Task description |
Quote all lines below exactly. Images stay out.

* * * *

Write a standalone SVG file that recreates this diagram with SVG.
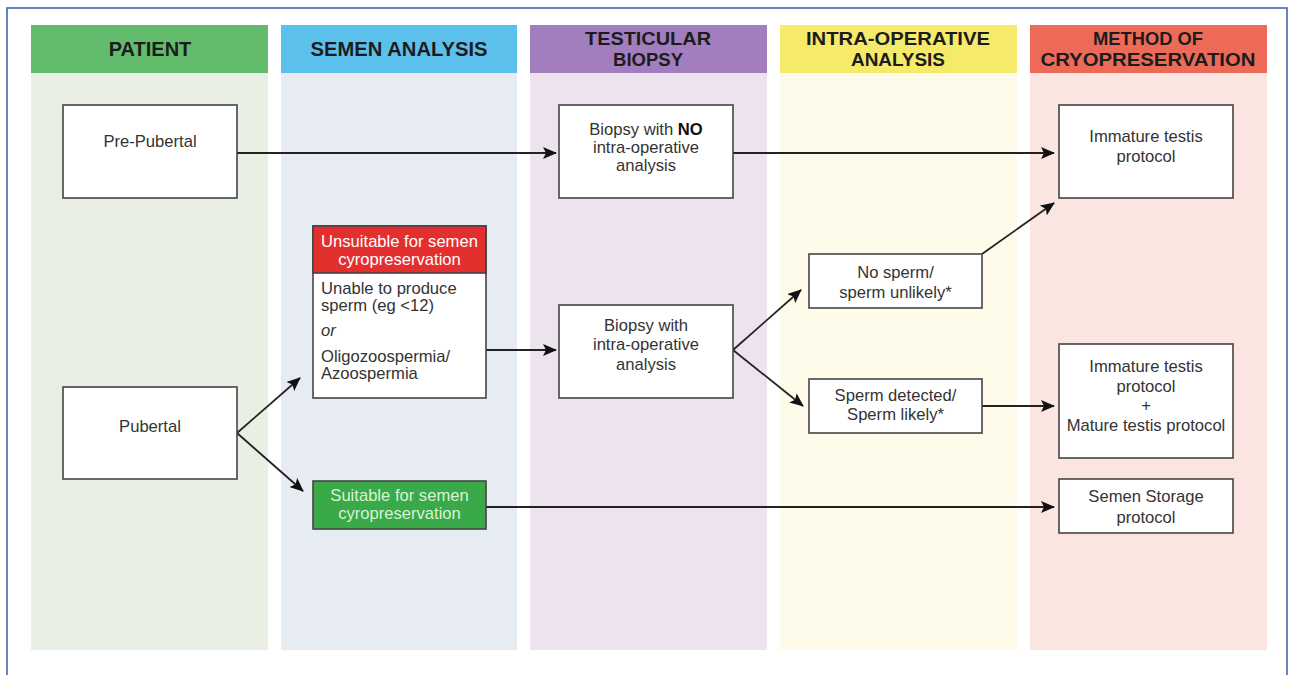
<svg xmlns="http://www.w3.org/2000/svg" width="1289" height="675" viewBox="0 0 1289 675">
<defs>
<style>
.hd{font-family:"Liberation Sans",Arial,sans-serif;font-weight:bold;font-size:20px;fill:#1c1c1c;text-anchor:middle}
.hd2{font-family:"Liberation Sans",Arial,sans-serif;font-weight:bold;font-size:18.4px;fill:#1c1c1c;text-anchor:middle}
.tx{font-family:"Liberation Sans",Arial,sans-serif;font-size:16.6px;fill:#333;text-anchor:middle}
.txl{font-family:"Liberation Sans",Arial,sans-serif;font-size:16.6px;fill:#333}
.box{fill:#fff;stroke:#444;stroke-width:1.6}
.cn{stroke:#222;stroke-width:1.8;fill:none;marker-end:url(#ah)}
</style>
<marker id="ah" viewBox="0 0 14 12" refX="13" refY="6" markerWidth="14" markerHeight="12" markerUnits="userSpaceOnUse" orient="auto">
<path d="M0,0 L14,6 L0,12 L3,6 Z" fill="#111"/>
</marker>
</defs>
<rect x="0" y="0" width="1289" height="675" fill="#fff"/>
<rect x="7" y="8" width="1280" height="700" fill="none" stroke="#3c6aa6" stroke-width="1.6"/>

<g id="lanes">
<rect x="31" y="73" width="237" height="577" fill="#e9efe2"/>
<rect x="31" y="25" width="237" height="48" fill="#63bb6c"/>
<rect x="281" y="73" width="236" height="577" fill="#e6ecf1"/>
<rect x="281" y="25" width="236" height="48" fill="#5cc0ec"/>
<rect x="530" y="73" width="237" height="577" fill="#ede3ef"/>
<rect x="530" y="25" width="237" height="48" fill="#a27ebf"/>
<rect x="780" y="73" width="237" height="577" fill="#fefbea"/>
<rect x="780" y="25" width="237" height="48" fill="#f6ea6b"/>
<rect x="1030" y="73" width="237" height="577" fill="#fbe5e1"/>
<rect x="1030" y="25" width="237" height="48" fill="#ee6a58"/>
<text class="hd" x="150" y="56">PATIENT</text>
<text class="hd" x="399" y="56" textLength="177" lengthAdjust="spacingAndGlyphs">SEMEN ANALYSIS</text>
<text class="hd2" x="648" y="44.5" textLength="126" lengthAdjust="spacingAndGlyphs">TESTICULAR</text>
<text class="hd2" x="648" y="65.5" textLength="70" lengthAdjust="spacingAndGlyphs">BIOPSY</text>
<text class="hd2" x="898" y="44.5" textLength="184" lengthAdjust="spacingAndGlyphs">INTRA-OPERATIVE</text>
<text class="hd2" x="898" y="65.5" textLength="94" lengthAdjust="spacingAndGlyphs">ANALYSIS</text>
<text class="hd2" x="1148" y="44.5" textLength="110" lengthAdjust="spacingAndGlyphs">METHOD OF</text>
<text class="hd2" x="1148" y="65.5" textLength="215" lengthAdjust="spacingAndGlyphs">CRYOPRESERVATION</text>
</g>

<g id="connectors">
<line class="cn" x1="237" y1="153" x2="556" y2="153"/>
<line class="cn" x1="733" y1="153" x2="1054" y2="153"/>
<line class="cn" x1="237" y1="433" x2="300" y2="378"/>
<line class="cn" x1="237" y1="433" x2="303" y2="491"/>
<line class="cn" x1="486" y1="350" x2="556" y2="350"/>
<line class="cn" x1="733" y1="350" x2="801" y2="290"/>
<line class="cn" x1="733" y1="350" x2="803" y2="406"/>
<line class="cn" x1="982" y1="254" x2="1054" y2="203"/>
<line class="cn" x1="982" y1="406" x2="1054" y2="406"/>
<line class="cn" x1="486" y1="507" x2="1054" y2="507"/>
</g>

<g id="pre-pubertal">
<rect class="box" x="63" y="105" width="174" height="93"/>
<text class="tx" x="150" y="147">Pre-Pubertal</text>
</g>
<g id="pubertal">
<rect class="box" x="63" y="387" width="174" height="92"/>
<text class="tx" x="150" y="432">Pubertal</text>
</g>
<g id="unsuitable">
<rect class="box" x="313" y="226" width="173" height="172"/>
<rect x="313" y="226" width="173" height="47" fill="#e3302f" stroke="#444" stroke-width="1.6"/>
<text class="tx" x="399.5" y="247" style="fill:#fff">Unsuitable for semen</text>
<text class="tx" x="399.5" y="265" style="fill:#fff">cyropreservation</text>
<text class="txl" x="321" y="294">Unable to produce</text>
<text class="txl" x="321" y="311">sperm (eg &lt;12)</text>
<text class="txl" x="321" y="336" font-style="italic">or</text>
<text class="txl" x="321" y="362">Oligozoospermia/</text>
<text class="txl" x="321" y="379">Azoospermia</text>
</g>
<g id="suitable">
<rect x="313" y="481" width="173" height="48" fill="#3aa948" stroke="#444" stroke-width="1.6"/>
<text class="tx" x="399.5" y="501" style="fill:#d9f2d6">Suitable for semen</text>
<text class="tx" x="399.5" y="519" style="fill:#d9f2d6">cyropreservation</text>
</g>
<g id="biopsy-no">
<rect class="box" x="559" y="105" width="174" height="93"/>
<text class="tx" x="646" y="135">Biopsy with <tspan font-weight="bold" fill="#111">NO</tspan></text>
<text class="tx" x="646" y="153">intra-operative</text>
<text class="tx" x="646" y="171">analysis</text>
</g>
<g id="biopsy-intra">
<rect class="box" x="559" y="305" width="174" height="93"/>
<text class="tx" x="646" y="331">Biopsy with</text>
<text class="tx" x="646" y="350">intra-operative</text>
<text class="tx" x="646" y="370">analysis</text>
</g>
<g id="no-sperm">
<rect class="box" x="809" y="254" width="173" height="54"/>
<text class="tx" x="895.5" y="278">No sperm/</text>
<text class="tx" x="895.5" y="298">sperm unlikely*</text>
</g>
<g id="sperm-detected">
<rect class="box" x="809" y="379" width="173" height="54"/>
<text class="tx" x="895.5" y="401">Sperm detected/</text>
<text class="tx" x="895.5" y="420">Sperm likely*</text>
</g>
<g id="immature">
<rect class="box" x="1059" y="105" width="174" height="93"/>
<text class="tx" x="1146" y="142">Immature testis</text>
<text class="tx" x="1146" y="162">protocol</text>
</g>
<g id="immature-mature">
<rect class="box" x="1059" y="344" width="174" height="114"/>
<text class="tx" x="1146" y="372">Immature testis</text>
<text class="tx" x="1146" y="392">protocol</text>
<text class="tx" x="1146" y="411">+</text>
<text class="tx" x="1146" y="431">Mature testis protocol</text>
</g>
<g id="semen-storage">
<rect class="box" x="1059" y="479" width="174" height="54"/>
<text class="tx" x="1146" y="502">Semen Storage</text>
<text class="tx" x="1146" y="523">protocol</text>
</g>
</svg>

* * * *

Reply |
Write a standalone SVG file that recreates this diagram with SVG.
<svg xmlns="http://www.w3.org/2000/svg" width="1289" height="675" viewBox="0 0 1289 675">
<defs>
<style>
.hd{font-family:"Liberation Sans",Arial,sans-serif;font-weight:bold;font-size:20px;fill:#1c1c1c;text-anchor:middle}
.hd2{font-family:"Liberation Sans",Arial,sans-serif;font-weight:bold;font-size:18.4px;fill:#1c1c1c;text-anchor:middle}
.tx{font-family:"Liberation Sans",Arial,sans-serif;font-size:16.6px;fill:#333;text-anchor:middle}
.txl{font-family:"Liberation Sans",Arial,sans-serif;font-size:16.6px;fill:#333}
.box{fill:#fff;stroke:#444;stroke-width:1.6}
.cn{stroke:#222;stroke-width:1.8;fill:none;marker-end:url(#ah)}
</style>
<marker id="ah" viewBox="0 0 14 12" refX="13" refY="6" markerWidth="14" markerHeight="12" markerUnits="userSpaceOnUse" orient="auto">
<path d="M0,0 L14,6 L0,12 L3,6 Z" fill="#111"/>
</marker>
</defs>
<rect x="0" y="0" width="1289" height="675" fill="#fff"/>
<rect x="7" y="8" width="1280" height="700" fill="none" stroke="#3c6aa6" stroke-width="1.6"/>

<g id="lanes">
<rect x="31" y="73" width="237" height="577" fill="#e9efe2"/>
<rect x="31" y="25" width="237" height="48" fill="#63bb6c"/>
<rect x="281" y="73" width="236" height="577" fill="#e6ecf1"/>
<rect x="281" y="25" width="236" height="48" fill="#5cc0ec"/>
<rect x="530" y="73" width="237" height="577" fill="#ede3ef"/>
<rect x="530" y="25" width="237" height="48" fill="#a27ebf"/>
<rect x="780" y="73" width="237" height="577" fill="#fefbea"/>
<rect x="780" y="25" width="237" height="48" fill="#f6ea6b"/>
<rect x="1030" y="73" width="237" height="577" fill="#fbe5e1"/>
<rect x="1030" y="25" width="237" height="48" fill="#ee6a58"/>
<text class="hd" x="150" y="56">PATIENT</text>
<text class="hd" x="399" y="56" textLength="177" lengthAdjust="spacingAndGlyphs">SEMEN ANALYSIS</text>
<text class="hd2" x="648" y="44.5" textLength="126" lengthAdjust="spacingAndGlyphs">TESTICULAR</text>
<text class="hd2" x="648" y="65.5" textLength="70" lengthAdjust="spacingAndGlyphs">BIOPSY</text>
<text class="hd2" x="898" y="44.5" textLength="184" lengthAdjust="spacingAndGlyphs">INTRA-OPERATIVE</text>
<text class="hd2" x="898" y="65.5" textLength="94" lengthAdjust="spacingAndGlyphs">ANALYSIS</text>
<text class="hd2" x="1148" y="44.5" textLength="110" lengthAdjust="spacingAndGlyphs">METHOD OF</text>
<text class="hd2" x="1148" y="65.5" textLength="215" lengthAdjust="spacingAndGlyphs">CRYOPRESERVATION</text>
</g>

<g id="connectors">
<line class="cn" x1="237" y1="153" x2="556" y2="153"/>
<line class="cn" x1="733" y1="153" x2="1054" y2="153"/>
<line class="cn" x1="237" y1="433" x2="300" y2="378"/>
<line class="cn" x1="237" y1="433" x2="303" y2="491"/>
<line class="cn" x1="486" y1="350" x2="556" y2="350"/>
<line class="cn" x1="733" y1="350" x2="801" y2="290"/>
<line class="cn" x1="733" y1="350" x2="803" y2="406"/>
<line class="cn" x1="982" y1="254" x2="1054" y2="203"/>
<line class="cn" x1="982" y1="406" x2="1054" y2="406"/>
<line class="cn" x1="486" y1="507" x2="1054" y2="507"/>
</g>

<g id="pre-pubertal">
<rect class="box" x="63" y="105" width="174" height="93"/>
<text class="tx" x="150" y="147">Pre-Pubertal</text>
</g>
<g id="pubertal">
<rect class="box" x="63" y="387" width="174" height="92"/>
<text class="tx" x="150" y="432">Pubertal</text>
</g>
<g id="unsuitable">
<rect class="box" x="313" y="226" width="173" height="172"/>
<rect x="313" y="226" width="173" height="47" fill="#e3302f" stroke="#444" stroke-width="1.6"/>
<text class="tx" x="399.5" y="247" style="fill:#fff">Unsuitable for semen</text>
<text class="tx" x="399.5" y="265" style="fill:#fff">cyropreservation</text>
<text class="txl" x="321" y="294">Unable to produce</text>
<text class="txl" x="321" y="311">sperm (eg &lt;12)</text>
<text class="txl" x="321" y="336" font-style="italic">or</text>
<text class="txl" x="321" y="362">Oligozoospermia/</text>
<text class="txl" x="321" y="379">Azoospermia</text>
</g>
<g id="suitable">
<rect x="313" y="481" width="173" height="48" fill="#3aa948" stroke="#444" stroke-width="1.6"/>
<text class="tx" x="399.5" y="501" style="fill:#d9f2d6">Suitable for semen</text>
<text class="tx" x="399.5" y="519" style="fill:#d9f2d6">cyropreservation</text>
</g>
<g id="biopsy-no">
<rect class="box" x="559" y="105" width="174" height="93"/>
<text class="tx" x="646" y="135">Biopsy with <tspan font-weight="bold" fill="#111">NO</tspan></text>
<text class="tx" x="646" y="153">intra-operative</text>
<text class="tx" x="646" y="171">analysis</text>
</g>
<g id="biopsy-intra">
<rect class="box" x="559" y="305" width="174" height="93"/>
<text class="tx" x="646" y="331">Biopsy with</text>
<text class="tx" x="646" y="350">intra-operative</text>
<text class="tx" x="646" y="370">analysis</text>
</g>
<g id="no-sperm">
<rect class="box" x="809" y="254" width="173" height="54"/>
<text class="tx" x="895.5" y="278">No sperm/</text>
<text class="tx" x="895.5" y="298">sperm unlikely*</text>
</g>
<g id="sperm-detected">
<rect class="box" x="809" y="379" width="173" height="54"/>
<text class="tx" x="895.5" y="401">Sperm detected/</text>
<text class="tx" x="895.5" y="420">Sperm likely*</text>
</g>
<g id="immature">
<rect class="box" x="1059" y="105" width="174" height="93"/>
<text class="tx" x="1146" y="142">Immature testis</text>
<text class="tx" x="1146" y="162">protocol</text>
</g>
<g id="immature-mature">
<rect class="box" x="1059" y="344" width="174" height="114"/>
<text class="tx" x="1146" y="372">Immature testis</text>
<text class="tx" x="1146" y="392">protocol</text>
<text class="tx" x="1146" y="411">+</text>
<text class="tx" x="1146" y="431">Mature testis protocol</text>
</g>
<g id="semen-storage">
<rect class="box" x="1059" y="479" width="174" height="54"/>
<text class="tx" x="1146" y="502">Semen Storage</text>
<text class="tx" x="1146" y="523">protocol</text>
</g>
</svg>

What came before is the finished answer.